Di Accattone il Censore per ComeDonChisciotte.org

Domenica con la spiaggia vuota. Gli stabilimenti deserti, i ristoranti ancora chiusi.

È già un’atmosfera postatomica. Foschia chimica e acqua ferma, stagnante, paludosa. Vorrei vedere il fondo dell’esistenza e non riesco a vedermi neppure i piedi.

Tutto ha l’immobilità di un quadro: la solitudine, la fissità e l’incomunicabilità di un dipinto di Hopper; i rari corpi, già schiantati e immortalati dal bagliore di un’istantanea nucleare .

Vele in lontananza, una regata che avviene per finta, in un’altra realtà senza tempo, o su una scenografia: puro segno grafico, breve impressione retinica come nelle tele di Lyonel Feininger.

Il noumeno kantiano è irraggiungibile e inafferrabile, ma da quando la realtà è di plastica?

Che cos’è questa angoscia di sottofondo, questo oscuro sciabordio nei recessi dell’anima? Questa sabbia mobile?
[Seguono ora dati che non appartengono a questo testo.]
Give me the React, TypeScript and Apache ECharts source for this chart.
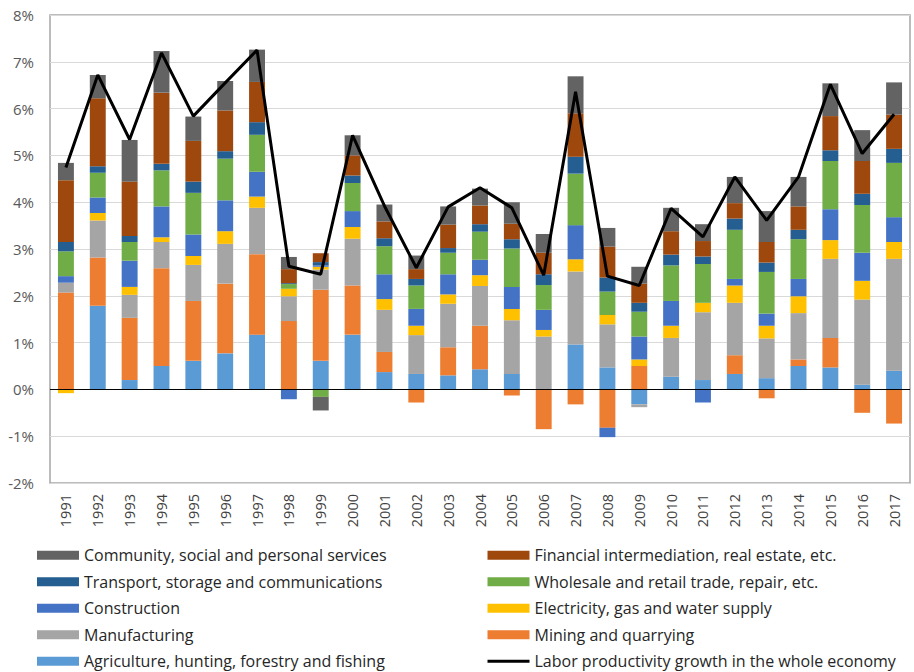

In definitiva, non si gioca che alla commedia del potere.

È la paura atavica e senza nome da cui si genera il potere, cioè l’ossessione del controllo, non essendo l’Assoluto che l’insufficienza dell’uomo, che si appiglia disperatamente a qualcosa fuori di lui, uno scoglio scivoloso per evitare il naufragio: divinità, religioni, magia cerimoniale, congiunzioni astrologiche e calcoli cabalistici.

E a che cosa porteranno?

La fine di Israele, fine dei tempi… ogni civiltà è particolare e non può immaginare una fine generale.

Ho già perso il lavoro e i soldi; perderò anche la casa e poi la vita: e allora?

Dovremmo mirare all’atarassia delle alghe: hanno già vinto, ci sono sopravvissute: un tacco di una scarpa, un pettine, un assorbente… cosa capiranno di noi gli archeologi del futuro?

Scriveva Marco Aurelio nei Pensieri:

Tieni a mente il passato, e tutti quei rivolgimenti di dinastie; puoi prevedere anche il futuro, perché sarà sempre uguale, senza possibilità di sottrarsi al ritmo del presente. Quindi non v’è nessuna differenza nello studiare la vita umana per quarant’anni o per diecimila. Che cosa potresti vedere di più?

Tutto è già avvenuto, chissà quante volte. E tutto sembra in procinto di finire, di nuovo e per sempre. Eppure, il mistero ciclico del tutto ancora ci sfugge.

Al bar, una donna col morale sotto i tacchi a spillo, porta già sul viso i segni del cataclisma e confida all’amica il motivo: con la tintura ha dovuto coprire i primi capelli bianchi.

Peccato che la fine possa essere solo circoscritta, perché anche la conservazione della specie dovrebbe avere una data di scadenza.